Last semester was harder, I took Botany and didn’t get a very good grade in it. This semester, I took Environmental Science and it’s really easy because it’s mostly about what’s bad for the environment and I knew that, hey, this is bad for the environment and that’s bad.

I sighed and advised him,

Seriously, don’t take any more courses like that. I’ve hired a lot of people in my life and never once have I said to myself that what I really needed in my office was someone to tell me it’s bad for the environment to throw your trash on the beach or have chemicals drain into the ocean.

All of my life, I have seen people taking the path of least resistance. Based on the number of people who read my previous post on whatever happened to graduate research (over 8,000 in two days), I’m not the only one who noticed this.

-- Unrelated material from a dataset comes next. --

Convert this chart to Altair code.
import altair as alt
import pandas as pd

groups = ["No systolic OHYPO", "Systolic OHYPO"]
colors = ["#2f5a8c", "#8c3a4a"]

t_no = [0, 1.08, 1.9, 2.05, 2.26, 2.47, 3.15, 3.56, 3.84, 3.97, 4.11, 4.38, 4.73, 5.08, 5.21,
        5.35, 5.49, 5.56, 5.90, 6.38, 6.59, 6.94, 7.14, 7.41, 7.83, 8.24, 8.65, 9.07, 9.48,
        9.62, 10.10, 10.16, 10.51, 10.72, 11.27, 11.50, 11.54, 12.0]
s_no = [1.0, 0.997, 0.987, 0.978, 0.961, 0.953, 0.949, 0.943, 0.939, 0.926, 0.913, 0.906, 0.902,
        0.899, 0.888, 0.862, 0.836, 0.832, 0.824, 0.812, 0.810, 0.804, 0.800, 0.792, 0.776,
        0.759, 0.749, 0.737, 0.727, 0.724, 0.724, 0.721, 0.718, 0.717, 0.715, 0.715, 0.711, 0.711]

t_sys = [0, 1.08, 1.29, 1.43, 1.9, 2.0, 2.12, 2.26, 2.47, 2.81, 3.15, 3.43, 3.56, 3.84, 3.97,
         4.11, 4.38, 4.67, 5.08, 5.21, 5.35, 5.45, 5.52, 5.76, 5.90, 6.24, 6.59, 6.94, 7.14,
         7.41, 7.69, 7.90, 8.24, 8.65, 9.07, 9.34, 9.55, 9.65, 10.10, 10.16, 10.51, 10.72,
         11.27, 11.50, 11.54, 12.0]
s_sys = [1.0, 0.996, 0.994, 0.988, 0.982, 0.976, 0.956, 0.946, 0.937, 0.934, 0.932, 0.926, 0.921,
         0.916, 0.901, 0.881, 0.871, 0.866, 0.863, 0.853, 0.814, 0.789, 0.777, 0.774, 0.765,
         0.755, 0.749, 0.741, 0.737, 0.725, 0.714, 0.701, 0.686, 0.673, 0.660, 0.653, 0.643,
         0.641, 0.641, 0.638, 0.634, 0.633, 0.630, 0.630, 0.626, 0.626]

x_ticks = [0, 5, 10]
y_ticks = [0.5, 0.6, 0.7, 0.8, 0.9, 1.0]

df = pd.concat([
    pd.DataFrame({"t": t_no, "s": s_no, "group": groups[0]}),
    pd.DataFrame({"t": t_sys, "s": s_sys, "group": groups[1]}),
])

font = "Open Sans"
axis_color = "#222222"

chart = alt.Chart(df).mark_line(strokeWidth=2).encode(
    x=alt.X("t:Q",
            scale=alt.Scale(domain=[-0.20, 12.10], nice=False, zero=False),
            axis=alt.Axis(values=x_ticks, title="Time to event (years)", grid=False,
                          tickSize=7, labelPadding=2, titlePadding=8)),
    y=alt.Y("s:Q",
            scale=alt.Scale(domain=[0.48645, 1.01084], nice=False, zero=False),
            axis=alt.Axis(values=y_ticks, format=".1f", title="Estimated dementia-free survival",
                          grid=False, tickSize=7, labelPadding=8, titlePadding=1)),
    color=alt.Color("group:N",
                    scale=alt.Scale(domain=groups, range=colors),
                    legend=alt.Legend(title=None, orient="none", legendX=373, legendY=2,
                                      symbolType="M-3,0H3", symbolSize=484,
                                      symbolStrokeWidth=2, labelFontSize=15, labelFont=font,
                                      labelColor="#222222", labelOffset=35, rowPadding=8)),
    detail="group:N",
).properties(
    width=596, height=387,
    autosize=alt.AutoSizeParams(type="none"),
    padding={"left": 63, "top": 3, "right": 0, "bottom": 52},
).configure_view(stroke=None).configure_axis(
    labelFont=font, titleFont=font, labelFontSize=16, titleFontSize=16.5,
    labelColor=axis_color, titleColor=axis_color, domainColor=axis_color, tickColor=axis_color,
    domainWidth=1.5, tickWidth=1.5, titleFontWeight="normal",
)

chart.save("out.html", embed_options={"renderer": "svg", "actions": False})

Year after year, students tell me with a straight face that they are going to do a qualitative dissertation because “it is easier” and they have faculty who advise them to do so, “because it is easier” and then they come to me and ask if  I know anyone who is hiring. Hiring to do what? First of all, most of what we do at The Julia Group is statistical analysis, writing evaluation reports and programming. Our clients want actual facts – how many people were seen, what percentage of those showed improvement, what has been the trend over the past four years? Our other two companies, 7 Generation Games and Fractal Domains require coding in Javascript, PHP, Objective C, HTML and CSS. We do have a couple of non-technical positions but none of those are for people who are looking for “whatever is easier” .

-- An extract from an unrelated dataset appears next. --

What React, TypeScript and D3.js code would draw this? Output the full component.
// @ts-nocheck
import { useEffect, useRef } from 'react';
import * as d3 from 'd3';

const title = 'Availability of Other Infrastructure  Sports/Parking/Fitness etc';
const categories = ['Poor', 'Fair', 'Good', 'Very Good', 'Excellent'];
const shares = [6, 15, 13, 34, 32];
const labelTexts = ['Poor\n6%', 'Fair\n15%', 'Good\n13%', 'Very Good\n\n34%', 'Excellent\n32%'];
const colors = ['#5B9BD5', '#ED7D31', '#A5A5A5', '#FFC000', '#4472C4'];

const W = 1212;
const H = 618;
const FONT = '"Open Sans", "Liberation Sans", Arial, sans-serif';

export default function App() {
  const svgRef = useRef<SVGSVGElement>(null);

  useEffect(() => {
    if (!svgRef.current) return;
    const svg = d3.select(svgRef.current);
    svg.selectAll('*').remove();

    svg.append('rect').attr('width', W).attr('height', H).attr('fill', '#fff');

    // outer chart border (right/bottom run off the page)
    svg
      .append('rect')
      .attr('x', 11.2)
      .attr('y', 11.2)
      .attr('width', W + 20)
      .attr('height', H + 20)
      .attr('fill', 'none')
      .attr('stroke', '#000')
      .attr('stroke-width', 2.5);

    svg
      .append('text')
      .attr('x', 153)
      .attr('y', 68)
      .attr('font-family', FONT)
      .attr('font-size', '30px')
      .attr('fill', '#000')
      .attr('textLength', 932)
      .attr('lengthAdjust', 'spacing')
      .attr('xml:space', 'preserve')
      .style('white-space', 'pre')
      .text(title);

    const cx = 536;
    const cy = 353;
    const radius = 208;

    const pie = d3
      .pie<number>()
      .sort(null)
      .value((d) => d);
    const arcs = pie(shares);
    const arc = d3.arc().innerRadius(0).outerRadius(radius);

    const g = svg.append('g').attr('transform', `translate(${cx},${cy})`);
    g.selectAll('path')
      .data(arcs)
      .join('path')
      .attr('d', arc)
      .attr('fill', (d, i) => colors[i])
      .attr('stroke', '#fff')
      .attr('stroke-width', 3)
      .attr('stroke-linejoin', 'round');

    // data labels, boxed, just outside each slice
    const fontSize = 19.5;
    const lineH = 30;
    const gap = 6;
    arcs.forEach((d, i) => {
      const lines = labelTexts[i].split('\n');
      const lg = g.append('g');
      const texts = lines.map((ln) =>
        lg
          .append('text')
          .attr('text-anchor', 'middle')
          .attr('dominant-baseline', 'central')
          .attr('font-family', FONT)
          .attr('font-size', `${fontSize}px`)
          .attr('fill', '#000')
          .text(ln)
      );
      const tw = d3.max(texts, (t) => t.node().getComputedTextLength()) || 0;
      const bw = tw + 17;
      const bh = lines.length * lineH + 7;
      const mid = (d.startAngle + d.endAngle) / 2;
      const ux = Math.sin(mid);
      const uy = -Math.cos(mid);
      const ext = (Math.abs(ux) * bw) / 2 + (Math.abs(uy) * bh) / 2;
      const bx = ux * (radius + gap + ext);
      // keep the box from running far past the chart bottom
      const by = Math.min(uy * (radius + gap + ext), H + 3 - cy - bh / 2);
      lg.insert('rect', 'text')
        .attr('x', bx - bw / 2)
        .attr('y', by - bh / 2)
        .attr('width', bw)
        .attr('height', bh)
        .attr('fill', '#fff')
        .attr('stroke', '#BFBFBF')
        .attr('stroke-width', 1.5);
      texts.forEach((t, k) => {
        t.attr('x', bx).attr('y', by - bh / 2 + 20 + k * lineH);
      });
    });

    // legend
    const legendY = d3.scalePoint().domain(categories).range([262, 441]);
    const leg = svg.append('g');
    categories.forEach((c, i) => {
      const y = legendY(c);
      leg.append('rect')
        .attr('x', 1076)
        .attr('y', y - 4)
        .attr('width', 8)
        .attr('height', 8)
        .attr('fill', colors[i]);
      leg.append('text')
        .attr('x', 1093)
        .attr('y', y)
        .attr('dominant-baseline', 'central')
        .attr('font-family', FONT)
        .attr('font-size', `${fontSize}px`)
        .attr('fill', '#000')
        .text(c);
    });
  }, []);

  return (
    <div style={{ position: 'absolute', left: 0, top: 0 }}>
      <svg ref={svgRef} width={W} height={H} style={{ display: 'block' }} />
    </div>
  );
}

Take our Chief Marketing Officer, for example, who works her ass off. In an average month she will write an application to an accelerator, including slide deck and corralling our staff into being a video, edit a couple of videos that go into the game, create a demo video, fly to Minneapolis for three days to present our game to teachers at an educational technology event, write 8-10 blog posts, organize a tweet-up in Las Vegas to meet with teachers in that state, fly into Las Vegas for two days, have 8 hours of staff meetings to monitor progress toward marketing milestones.

Now I can hear some of those people saying,

I could do that. I could put together slide decks. I’d like flying around the country. I’d be good at that.

Oh, really? Just like you were good at Botany (apologies to my next-door neighbor who is only a teenager and I think is really turning it around). Seriously, though, what do you, hypothetical person, know about our game or our company? Nothing. Which is okay, since you don’t work for us but really do click on this link and watch the video that Maria put together. One thing you’ll notice in it is that she combined screen shots, photos, video and animation plus she knows a whole lot about our game design and results. She also wrote the script and did all of the sound and video editing. She learned how to do all of that because it needed to be done and since she wasn’t going to help with the coding, this was where she could pick up the slack. Are you saying, “Well, I could teach myself to do that, too.”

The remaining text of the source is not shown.